## Source data:
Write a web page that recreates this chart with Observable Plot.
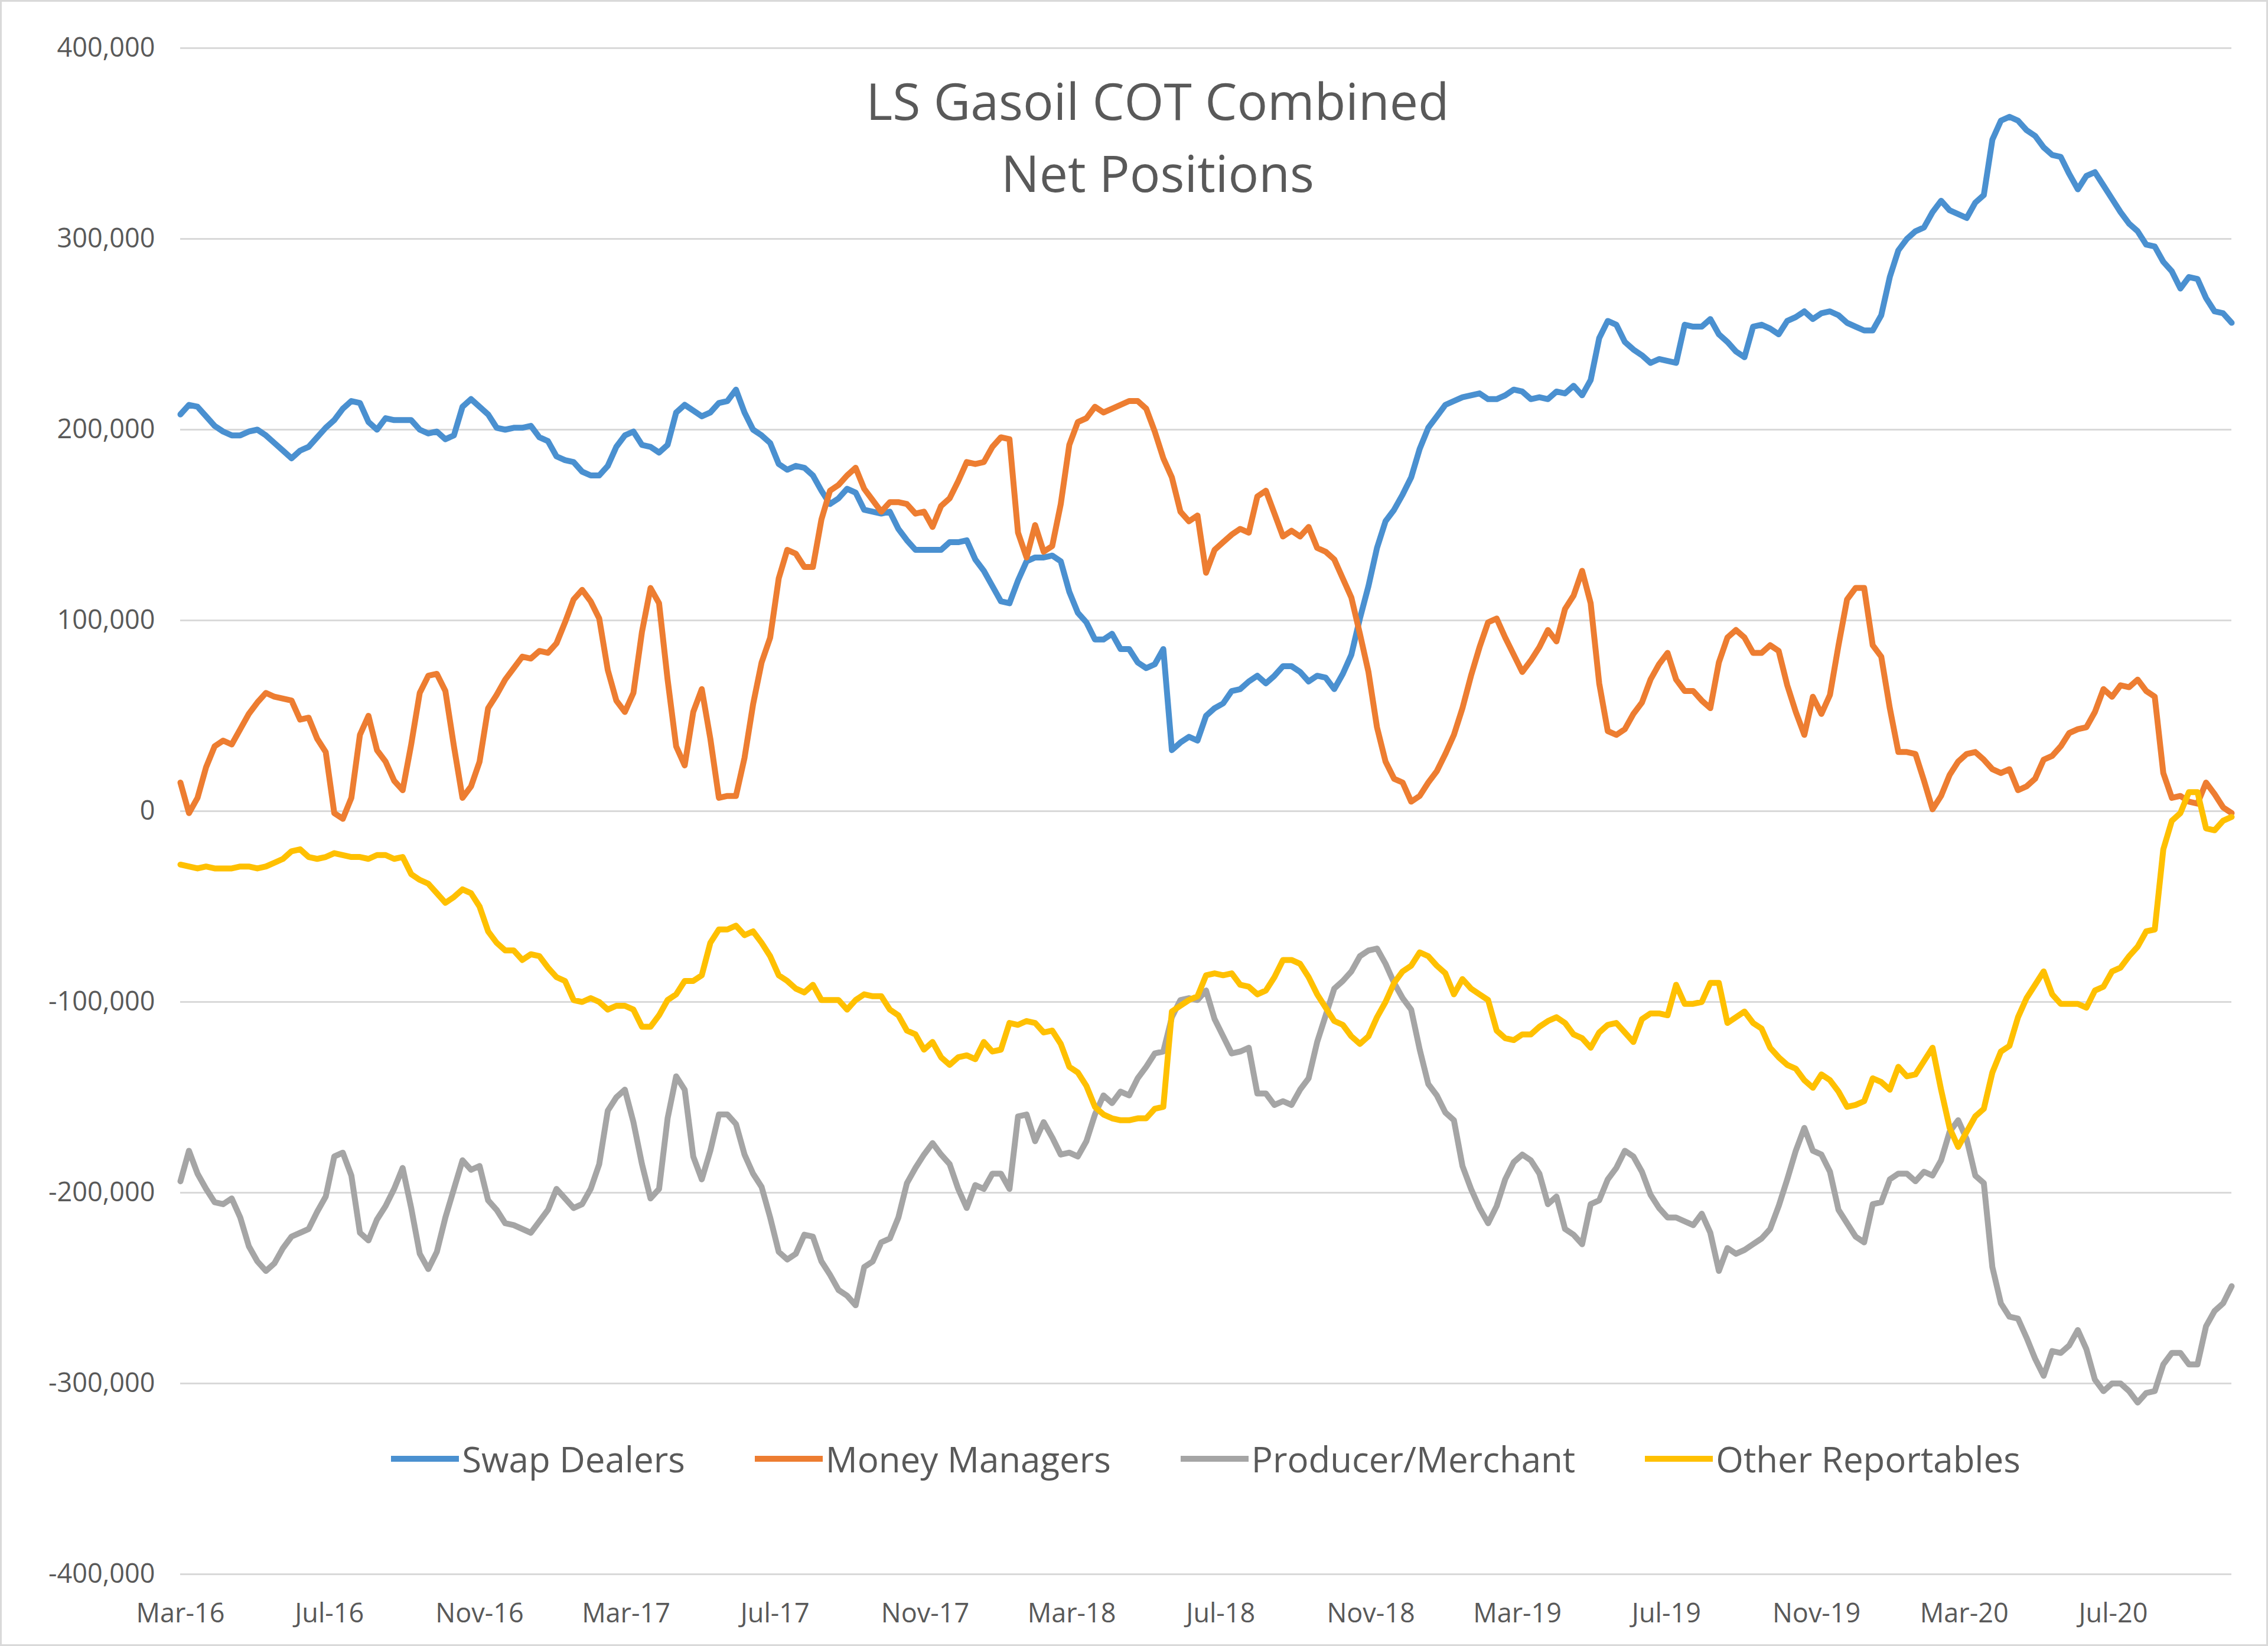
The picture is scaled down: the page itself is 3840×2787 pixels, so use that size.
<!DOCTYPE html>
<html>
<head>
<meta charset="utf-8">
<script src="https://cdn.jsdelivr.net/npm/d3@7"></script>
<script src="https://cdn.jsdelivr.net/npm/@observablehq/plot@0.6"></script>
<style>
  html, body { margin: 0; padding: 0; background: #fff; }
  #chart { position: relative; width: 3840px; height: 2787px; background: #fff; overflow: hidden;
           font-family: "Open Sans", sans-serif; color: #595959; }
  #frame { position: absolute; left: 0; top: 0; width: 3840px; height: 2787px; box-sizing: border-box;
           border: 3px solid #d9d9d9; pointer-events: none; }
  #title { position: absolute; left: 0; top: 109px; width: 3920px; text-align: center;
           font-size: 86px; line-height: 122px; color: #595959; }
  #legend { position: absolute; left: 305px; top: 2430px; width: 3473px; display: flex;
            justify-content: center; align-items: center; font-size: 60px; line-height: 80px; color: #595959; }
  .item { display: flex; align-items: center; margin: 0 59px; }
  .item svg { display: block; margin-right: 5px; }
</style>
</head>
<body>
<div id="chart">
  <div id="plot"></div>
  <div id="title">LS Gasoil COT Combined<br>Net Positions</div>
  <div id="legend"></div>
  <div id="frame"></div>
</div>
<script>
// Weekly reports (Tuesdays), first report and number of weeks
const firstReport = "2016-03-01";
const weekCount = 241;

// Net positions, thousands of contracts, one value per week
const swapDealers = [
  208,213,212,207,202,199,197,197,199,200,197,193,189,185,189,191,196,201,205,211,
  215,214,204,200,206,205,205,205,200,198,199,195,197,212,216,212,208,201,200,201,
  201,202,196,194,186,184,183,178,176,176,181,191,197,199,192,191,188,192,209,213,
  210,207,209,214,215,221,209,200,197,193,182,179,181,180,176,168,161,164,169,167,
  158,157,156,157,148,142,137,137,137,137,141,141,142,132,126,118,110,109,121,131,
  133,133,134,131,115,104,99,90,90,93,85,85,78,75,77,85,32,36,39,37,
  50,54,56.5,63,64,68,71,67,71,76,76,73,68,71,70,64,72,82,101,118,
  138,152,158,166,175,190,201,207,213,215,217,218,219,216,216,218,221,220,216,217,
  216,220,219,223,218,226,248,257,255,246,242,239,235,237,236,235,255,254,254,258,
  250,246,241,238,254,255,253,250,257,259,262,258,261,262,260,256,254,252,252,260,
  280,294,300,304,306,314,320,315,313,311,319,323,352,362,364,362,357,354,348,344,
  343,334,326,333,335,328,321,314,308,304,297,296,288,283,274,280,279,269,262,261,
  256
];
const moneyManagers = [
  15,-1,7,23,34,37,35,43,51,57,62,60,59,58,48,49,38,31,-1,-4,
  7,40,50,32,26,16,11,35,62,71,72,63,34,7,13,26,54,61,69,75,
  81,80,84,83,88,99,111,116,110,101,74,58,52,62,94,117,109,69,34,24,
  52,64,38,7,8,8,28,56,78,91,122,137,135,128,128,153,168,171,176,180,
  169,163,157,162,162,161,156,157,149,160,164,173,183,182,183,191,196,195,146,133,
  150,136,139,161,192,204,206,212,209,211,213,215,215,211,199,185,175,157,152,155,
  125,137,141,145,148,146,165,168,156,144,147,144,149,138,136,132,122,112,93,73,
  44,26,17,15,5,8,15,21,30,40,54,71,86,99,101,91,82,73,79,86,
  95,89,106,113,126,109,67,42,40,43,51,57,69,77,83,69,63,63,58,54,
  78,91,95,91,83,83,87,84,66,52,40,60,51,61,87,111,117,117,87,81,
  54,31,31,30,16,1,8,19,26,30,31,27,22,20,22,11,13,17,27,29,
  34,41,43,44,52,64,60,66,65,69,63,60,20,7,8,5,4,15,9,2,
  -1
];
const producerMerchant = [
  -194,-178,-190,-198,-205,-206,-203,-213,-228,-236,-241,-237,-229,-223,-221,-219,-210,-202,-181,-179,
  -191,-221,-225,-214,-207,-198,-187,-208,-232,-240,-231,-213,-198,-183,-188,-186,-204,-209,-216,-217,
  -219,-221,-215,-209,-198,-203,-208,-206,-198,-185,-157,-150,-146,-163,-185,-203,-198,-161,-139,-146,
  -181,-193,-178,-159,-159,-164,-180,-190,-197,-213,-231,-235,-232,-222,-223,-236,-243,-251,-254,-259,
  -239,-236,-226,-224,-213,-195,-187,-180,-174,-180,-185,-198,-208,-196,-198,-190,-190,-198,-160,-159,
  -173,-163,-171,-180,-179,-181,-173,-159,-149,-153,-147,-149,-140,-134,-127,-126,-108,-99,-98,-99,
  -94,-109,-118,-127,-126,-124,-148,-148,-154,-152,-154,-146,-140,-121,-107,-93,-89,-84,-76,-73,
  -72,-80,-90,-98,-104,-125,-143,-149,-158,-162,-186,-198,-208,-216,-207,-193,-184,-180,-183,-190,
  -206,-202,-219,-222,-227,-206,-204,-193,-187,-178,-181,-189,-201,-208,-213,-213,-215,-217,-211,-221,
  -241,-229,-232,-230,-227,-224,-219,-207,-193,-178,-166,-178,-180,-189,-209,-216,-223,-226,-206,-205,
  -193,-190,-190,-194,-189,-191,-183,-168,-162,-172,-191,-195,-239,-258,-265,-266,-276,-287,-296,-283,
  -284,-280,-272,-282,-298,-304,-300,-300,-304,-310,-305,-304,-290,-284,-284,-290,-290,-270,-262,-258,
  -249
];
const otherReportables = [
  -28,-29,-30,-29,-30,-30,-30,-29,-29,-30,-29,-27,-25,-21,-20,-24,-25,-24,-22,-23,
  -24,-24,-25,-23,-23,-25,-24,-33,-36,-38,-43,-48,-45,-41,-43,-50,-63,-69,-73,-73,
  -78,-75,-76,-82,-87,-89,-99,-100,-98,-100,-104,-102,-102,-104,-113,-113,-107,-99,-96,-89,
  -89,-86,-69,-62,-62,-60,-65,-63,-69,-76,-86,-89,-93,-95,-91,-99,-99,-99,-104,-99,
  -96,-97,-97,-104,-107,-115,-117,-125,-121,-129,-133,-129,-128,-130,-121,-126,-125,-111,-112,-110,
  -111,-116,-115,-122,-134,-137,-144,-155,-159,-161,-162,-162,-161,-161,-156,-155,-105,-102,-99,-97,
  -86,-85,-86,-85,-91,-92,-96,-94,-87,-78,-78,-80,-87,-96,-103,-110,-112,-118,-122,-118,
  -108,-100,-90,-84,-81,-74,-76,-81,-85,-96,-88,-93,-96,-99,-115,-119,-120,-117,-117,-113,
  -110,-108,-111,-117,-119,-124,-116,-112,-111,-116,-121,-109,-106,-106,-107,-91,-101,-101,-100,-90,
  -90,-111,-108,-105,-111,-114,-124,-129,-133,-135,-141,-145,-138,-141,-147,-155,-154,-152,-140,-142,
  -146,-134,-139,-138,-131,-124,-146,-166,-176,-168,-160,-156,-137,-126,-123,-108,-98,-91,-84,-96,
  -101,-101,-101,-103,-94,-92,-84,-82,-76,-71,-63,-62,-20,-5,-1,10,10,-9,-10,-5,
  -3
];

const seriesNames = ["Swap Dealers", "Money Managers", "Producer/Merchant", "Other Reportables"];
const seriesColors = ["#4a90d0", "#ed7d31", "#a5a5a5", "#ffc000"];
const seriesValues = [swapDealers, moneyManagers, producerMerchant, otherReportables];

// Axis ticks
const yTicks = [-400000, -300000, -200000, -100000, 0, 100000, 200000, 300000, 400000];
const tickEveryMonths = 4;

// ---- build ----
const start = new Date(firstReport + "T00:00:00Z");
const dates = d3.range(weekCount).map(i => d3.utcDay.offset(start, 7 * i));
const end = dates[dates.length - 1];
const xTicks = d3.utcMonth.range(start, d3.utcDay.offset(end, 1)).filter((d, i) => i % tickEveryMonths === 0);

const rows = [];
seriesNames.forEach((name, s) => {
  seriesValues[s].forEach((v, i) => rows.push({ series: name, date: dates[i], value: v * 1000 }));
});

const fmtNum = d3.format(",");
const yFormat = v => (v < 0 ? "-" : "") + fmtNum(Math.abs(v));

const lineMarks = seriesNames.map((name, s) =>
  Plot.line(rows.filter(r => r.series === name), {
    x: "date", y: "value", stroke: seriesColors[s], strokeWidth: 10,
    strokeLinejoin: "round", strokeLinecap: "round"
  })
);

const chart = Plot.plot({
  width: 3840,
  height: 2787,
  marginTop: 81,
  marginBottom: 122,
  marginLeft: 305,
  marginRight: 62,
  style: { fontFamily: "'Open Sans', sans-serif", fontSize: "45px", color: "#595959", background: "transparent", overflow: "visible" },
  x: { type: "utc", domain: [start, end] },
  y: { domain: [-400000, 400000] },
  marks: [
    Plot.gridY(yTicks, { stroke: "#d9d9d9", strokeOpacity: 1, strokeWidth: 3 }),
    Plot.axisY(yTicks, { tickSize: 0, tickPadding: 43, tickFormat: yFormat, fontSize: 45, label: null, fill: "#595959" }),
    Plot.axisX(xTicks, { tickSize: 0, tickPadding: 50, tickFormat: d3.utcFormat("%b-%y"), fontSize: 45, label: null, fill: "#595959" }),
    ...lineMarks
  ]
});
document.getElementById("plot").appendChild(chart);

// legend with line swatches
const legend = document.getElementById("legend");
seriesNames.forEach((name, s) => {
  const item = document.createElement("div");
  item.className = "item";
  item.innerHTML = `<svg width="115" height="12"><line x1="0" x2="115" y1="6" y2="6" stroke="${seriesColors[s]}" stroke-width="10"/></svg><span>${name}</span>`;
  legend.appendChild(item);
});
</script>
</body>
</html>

## Task objective:
Note every line above where the string "chart" shows up, and copy those lines.

## Correct response:
Write a web page that recreates this chart with Observable Plot.
  #chart { position: relative; width: 3840px; height: 2787px; background: #fff; overflow: hidden;
<div id="chart">
const chart = Plot.plot({
document.getElementById("plot").appendChild(chart);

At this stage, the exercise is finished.